Our study found that negative seroconversion rate was rather frequent for anti-nucleosome (57.1%) and anti-dsDNA (51.3%). The same phenomenon was found among adults with SLE.7 8 It may be related to their origin from newly generated plasmablasts that require proliferation for their differentiation and maintenance,14 and therefore, are more susceptible to immunosuppressive therapy. On the other hand, the relatively persistent expression pattern of anti-Ro/La/RNP/Sm antibodies was considered to be related to their origin from long-lived plasma cells in the bone marrow.14 As a result of the less frequent seroconversion rate of anti-Ro/La/RNP/Sm antibodies, whether it is necessary or cost-effective to repeat testing for these antibodies against extractable nuclear antigens (anti-ENA), remains controversial.21 However, anti-Ro/ SSA and anti-dsDNA co-positivity was recently reported to be associated with progression to end-stage renal disease in juvenile LN,22 suggesting the necessity to retest anti-Ro/SSA regardless of its relatively low seroconversion rate. Furthermore, the higher prevalence of LN found in the anti-Sm/RNP group corresponded with previous studies.4 6 Therefore, analysis of serological conservations of both anti-DNA and anti-ENA may provide some information for assessing and guiding treatment, despite different conservation rates among autoantibodies.23
Although not as frequent as negative seroconversion, we found that the phenomenon of positive seroconversion still existed (negative seroconversion rates: 16.1%~57.1% vs positive seroconversion rates: 9.1%~19.4% of cases, respectively, depending on autoantibody specificity).
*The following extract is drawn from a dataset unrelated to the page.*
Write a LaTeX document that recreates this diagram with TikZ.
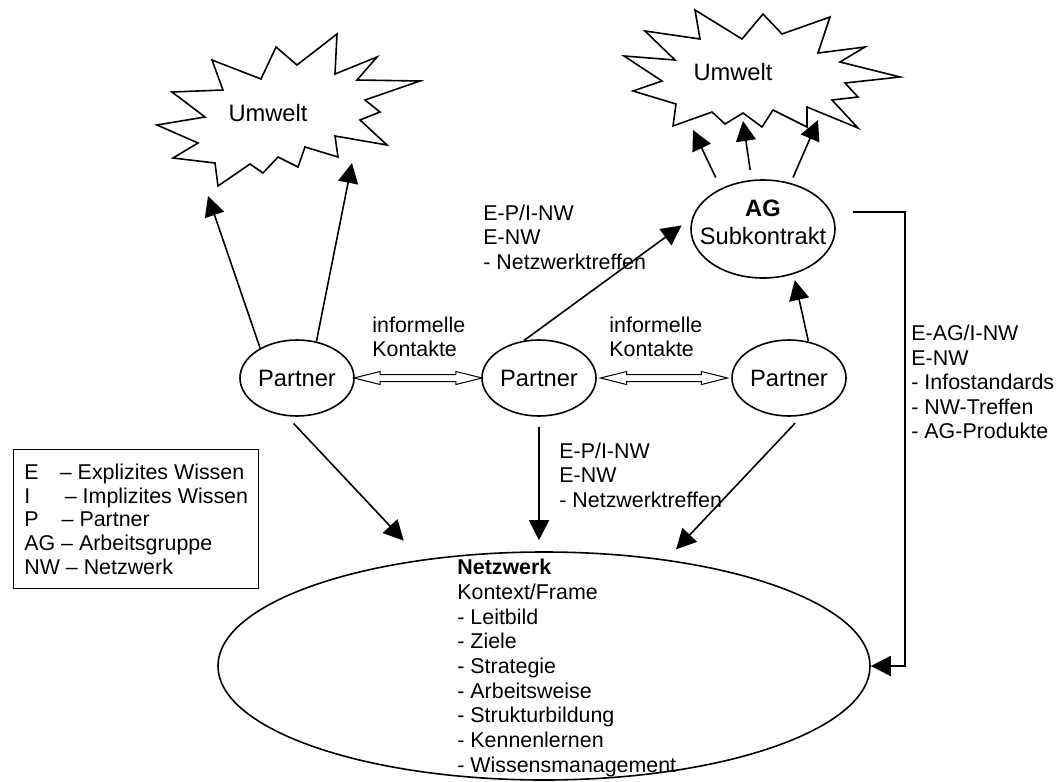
\documentclass[tikz,border=0pt]{standalone}
\usepackage{fontspec}
\setmainfont{Liberation Sans}
\usepackage{tikz}
\usetikzlibrary{
    arrows.meta,
    shapes,
    shapes.arrows,
    calc,
    positioning
}
\tikzset{gross/.style={font=\fontsize{11.85pt}{14pt}\selectfont}}
\tikzset{knoten/.style={ellipse, draw, line width=0.8pt, inner sep=0pt, minimum width=57pt, minimum height=38pt, gross}}
\tikzset{pfeil/.style={-{Triangle[length=10pt, width=10pt]}, line width=0.8pt}}
\tikzset{beschr/.style={align=left, inner sep=0pt, anchor=west, font=\fontsize{10.7pt}{12.2pt}\selectfont}}
\tikzset{kontakt/.style={double arrow, draw, line width=0.5pt, inner sep=1.5pt, double arrow head extend=1.5pt, double arrow tip angle=28}}
\tikzset{wolke/.style={line width=0.8pt, line join=miter}}

\begin{document}
\begin{tikzpicture}[x=0.5pt, y=-0.5pt]
                        \useasboundingbox (0, 0) rectangle (1061, 782);

                        \draw[wolke] (337, 34) -- (297, 65) -- (276, 47) -- (261, 79) -- (212, 60) -- (223, 90) -- (172, 92)
                        -- (205, 117) -- (157, 125) -- (198, 143) -- (173, 158) -- (215, 163) -- (218, 186) -- (250, 164)
                        -- (263, 173) -- (278, 157) -- (298, 167) -- (305, 147) -- (338, 157) -- (335, 136) -- (387, 145)
                        -- (360, 120) -- (380, 112) -- (365, 100) -- (420, 81) -- (357, 80) -- (377, 57) -- (335, 74) -- cycle;
                        \node[gross] (umweltl) at (268, 113) {Umwelt};

                        \draw[wolke] (695, 10) -- (700, 39) -- (645, 31) -- (675, 60) -- (624, 56) -- (662, 81) -- (633, 91)
                        -- (676, 104) -- (673, 126) -- (712, 112) -- (725, 124) -- (743, 113) -- (762, 127) -- (773, 110)
                        -- (807, 127) -- (807, 107) -- (858, 128) -- (832, 100) -- (858, 97) -- (845, 83) -- (900, 77)
                        -- (840, 62) -- (865, 47) -- (818, 53) -- (830, 17) -- (782, 34) -- (763, 14) -- (742, 39) -- cycle;
                        \node[gross] (umweltr) at (733, 72) {Umwelt};

                        \coordinate (umlA) at (208, 196);
                        \coordinate (umlB) at (352, 163);
                        \coordinate (umrA) at (693, 130);
                        \coordinate (umrB) at (743, 121);
                        \coordinate (umrC) at (818, 120);

                        \node[knoten] (pl) at (297, 378) {Partner};
                        \node[knoten] (pm) at (539, 378) {Partner};
                        \node[knoten] (pr) at (789, 378) {Partner};
                        \node[knoten, minimum width=72pt, minimum height=49pt] (ag) at (763, 229) {};
                        \node[gross, align=center] (agtext) at (763, 222) {\textbf{AG}\\Subkontrakt};
                        \node[knoten, minimum width=326pt, minimum height=114pt] (nw) at (544, 666) {};
                        \node[beschr, font=\fontsize{10.7pt}{12.35pt}\selectfont] (nwtext) at (457, 668)
                        {\textbf{Netzwerk}\\Kontext/Frame\\- Leitbild\\- Ziele\\- Strategie\\- Arbeitsweise\\- Strukturbildung\\- Kennenlernen\\- Wissensmanagement};

                        \node[kontakt, minimum height=64pt] (kontaktl) at ($(pl.east)!0.5!(pm.west)$) {};
                        \node[kontakt, minimum height=63.5pt] (kontaktr) at ($(pm.east)!0.5!(pr.west)$) {};
                        \node[beschr] (infol) at (372, 337) {informelle\\Kontakte};
                        \node[beschr] (infor) at (609, 337) {informelle\\Kontakte};

                        \draw[pfeil] (pl.141) -- (umlA);
                        \draw[pfeil] (pl.62) -- (umlB);
                        \draw[pfeil, shorten <=6pt] (ag.136) -- (umrA);
                        \draw[pfeil, shorten <=5pt] (ag.103) -- (umrB);
                        \draw[pfeil, shorten <=3pt] (ag.59) -- (umrC);

                        \draw[pfeil, shorten >=6.5pt] (pm.112) -- (ag.171);
                        \draw[pfeil, shorten >=3pt] (pr.62) -- (ag.304);

                        \draw[pfeil, shorten <=5pt, shorten >=13pt] (pl.255) -- (nw.139);
                        \draw[pfeil, shorten <=5pt, shorten >=5.5pt] (pm.south) -- (pm.south |- nw.north);
                        \draw[pfeil, shorten <=5pt, shorten >=7pt] (pr.289) -- (nw.41);
                        \draw[pfeil] ([shift={(17, -17)}]ag.east) -- ++(52, 0) |- (nw.east);

                        \node[beschr] (agpm) at (483, 237) {E-P/I-NW\\E-NW\\- Netzwerktreffen};
                        \node[beschr] (nwpm) at (559, 475) {E-P/I-NW\\E-NW\\- Netzwerktreffen};
                        \node[beschr] (nwag) at (911, 382) {E-AG/I-NW\\E-NW\\- Infostandards\\- NW-Treffen\\- AG-Produkte};

                        \node[draw, line width=0.7pt, anchor=north west, minimum width=122.5pt, minimum height=69.5pt,
                        align=left, font=\fontsize{10.7pt}{11.85pt}\selectfont] (legende) at (13, 449)
                        {\makebox[14.8pt][l]{E} -- Explizites Wissen\\\makebox[17.3pt][l]{I} -- Implizites Wissen\\\makebox[15.7pt][l]{P} -- Partner\\AG -- Arbeitsgruppe\\NW -- Netzwerk};
                    \end{tikzpicture}
\end{document}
The median interval to positive seroconversion varied from 2 to 5 years for the nine autoantibodies. In two cases of our study, positive seroconversion of anti-RNP/Sm happened 3 years after the first diagnosis of JSLE, followed by the occurrence of newly onset LN at the fifth year’s follow-up. This finding of the production of IgG autoantibodies several years before organ involvement may be concordant with the prior study by Arbuckle et al24 that ANA fine specificities were reported to be detected several years before the symptoms of SLE onset. The phenomenon was considered to be related to the years auto-reactive B cell needed to mature through episodic exposure to immunogenic autoantigens.25 On the other hand, for patients already diagnosed with JSLE, we found that flare-free survival of patients with positive seroconversion was significantly lower than those without seroconversion and those with negative seroconversion. Therefore, it is worthwhile to retest the array of autoantibodies during follow-up, and positive seroconversion may provide a valuable perspective for assessing flare.
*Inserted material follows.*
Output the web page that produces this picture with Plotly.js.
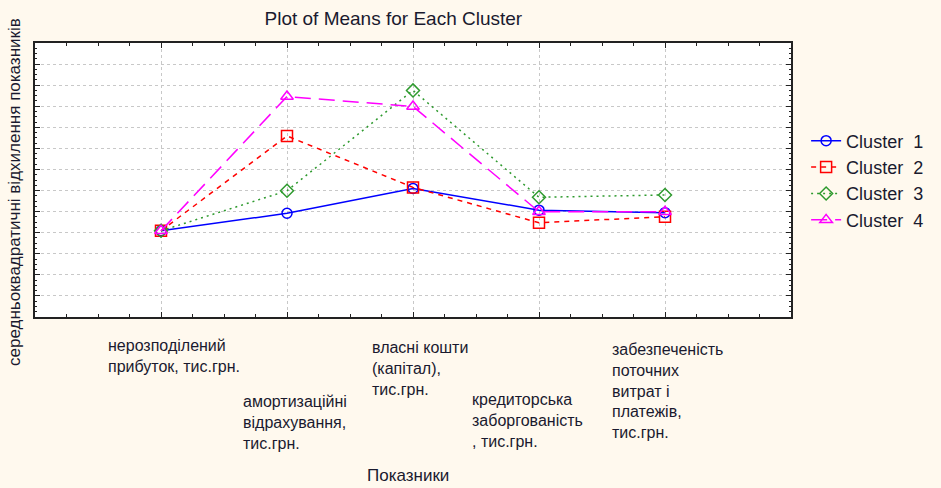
<!DOCTYPE html>
<html>
<head>
<meta charset="utf-8">
<script src="https://cdn.plot.ly/plotly-3.0.1.min.js"></script>
<style>html,body{margin:0;padding:0;background:#fff9ee;}</style>
</head>
<body>
<div id="chart" style="width:941px;height:488px;"></div>
<script>
// Categories (indicators)
const categories = [
  "нерозподілений<br>прибуток, тис.грн.",
  "амортизаційні<br>відрахування,<br>тис.грн.",
  "власні кошти<br>(капітал),<br>тис.грн.",
  "кредиторська<br>заборгованість<br>, тис.грн.",
  "забезпеченість<br>поточних<br>витрат і<br>платежів,<br>тис.грн."
];
const seriesNames = ["Cluster  1", "Cluster  2", "Cluster  3", "Cluster  4"];
// Cluster means (in gridline units)
const cluster1 = [4.09, 4.92, 6.10, 5.07, 4.95];
const cluster2 = [4.09, 8.59, 6.15, 4.47, 4.76];
const cluster3 = [4.09, 5.99, 10.75, 5.68, 5.79];
const cluster4 = [4.09, 10.46, 9.99, 4.99, 4.99];

const xIdx = categories.map((_, i) => i);
const FONT = "Liberation Sans, Arial, sans-serif";
const TXT = "#1a1a2e";

const styles = [
  {color: "#0000ff", dash: "solid", symbol: "circle-open", size: 10},
  {color: "#ff0000", dash: "5px,5px", symbol: "square-open", size: 11},
  {color: "#2e9a2e", dash: "2px,4px", symbol: "diamond-open", size: 10},
  {color: "#ff00ff", dash: "16px,8px", symbol: "triangle-up-open", size: 11}
];
const values = [cluster1, cluster2, cluster3, cluster4];

const traces = values.map((v, k) => ({
  x: xIdx, y: v, name: seriesNames[k], type: "scatter", mode: "lines+markers",
  line: {color: styles[k].color, width: 1.5, dash: styles[k].dash},
  marker: {symbol: styles[k].symbol, size: styles[k].size, color: styles[k].color, line: {width: 1.5, color: styles[k].color}}
}));

// label placement (layout only)
const labelShiftX = [-55, -46, -43, -69, -55];
const labelShiftY = [-18, -74, -20, -72, -22];

const annotations = categories.map((c, i) => ({
  x: i, xref: "x", y: 0, yref: "paper", text: c, showarrow: false,
  xanchor: "left", yanchor: "top", align: "left",
  xshift: labelShiftX[i], yshift: labelShiftY[i],
  font: {family: FONT, size: 16, color: TXT}
}));
annotations.push({
  x: 0, xref: "paper", y: 0.5, yref: "paper", xanchor: "center", yanchor: "middle",
  xshift: -21, yshift: -12, textangle: -90, showarrow: false,
  text: "середньоквадратичні відхилення показників",
  font: {family: FONT, size: 17, color: TXT}
});
annotations.push({
  x: 0.494, xref: "paper", y: 0, yref: "paper", xanchor: "center", yanchor: "middle",
  yshift: -158, showarrow: false, text: "Показники",
  font: {family: FONT, size: 17, color: TXT}
});

const layout = {
  width: 941, height: 488,
  paper_bgcolor: "#fff9ee", plot_bgcolor: "#ffffff",
  margin: {l: 35, r: 148, t: 43, b: 171},
  title: {text: "Plot of Means for Each Cluster", x: 0.474, xref: "paper", xanchor: "center",
          y: 0.963, yref: "container", yanchor: "middle",
          font: {family: FONT, size: 19, color: TXT}},
  xaxis: {range: [-1, 5], tickvals: xIdx, showticklabels: false, ticks: "inside", ticklen: 5,
          tickcolor: "#222", showgrid: true, gridcolor: "#c8c8c8", griddash: "dot", gridwidth: 1,
          zeroline: false, showline: true, linecolor: "#222", linewidth: 2, mirror: "ticks",
          minor: {dtick: 0.25, ticks: "inside", ticklen: 3, tickcolor: "#222", showgrid: false}},
  yaxis: {range: [0, 13], dtick: 1, tick0: 0, showticklabels: false, ticks: "inside", ticklen: 5,
          tickcolor: "#222", showgrid: true, gridcolor: "#c8c8c8", griddash: "dot", gridwidth: 1,
          zeroline: false, showline: true, linecolor: "#222", linewidth: 2, mirror: "ticks",
          minor: {dtick: 0.25, ticks: "inside", ticklen: 2, tickcolor: "#222", showgrid: false}},
  showlegend: true,
  legend: {x: 1.02, xanchor: "left", y: 0.71, yanchor: "top", bgcolor: "rgba(0,0,0,0)",
           font: {family: FONT, size: 18, color: TXT}, tracegroupgap: 0},
  annotations: annotations
};

Plotly.newPlot("chart", traces, layout, {displayModeBar: false, staticPlot: true});
</script>
</body>
</html>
The limitations of our study were as follows. First, the size of our cohort was small. We will increase the sample size in future study. A prospective study will be necessary. Second, quantitative detection through ELISA will be applied, and autoantibody titres will be gathered and analysed. Third, due to the retrospective study design, there was an absence of the British Isles Lupus Assessment group index (BILAG) or the Systemic Lupus International Collaborating Clinics damage index (SDI), genomic variants26 and serological data, such as cytokines.27 Appropriate advanced biomarkers28 may be introduced in further study to provide more insights into the pathogenic mechanisms of JSLE. Nevertheless, our study shed light on better understanding of JSLE subphenotypes and seroconversions.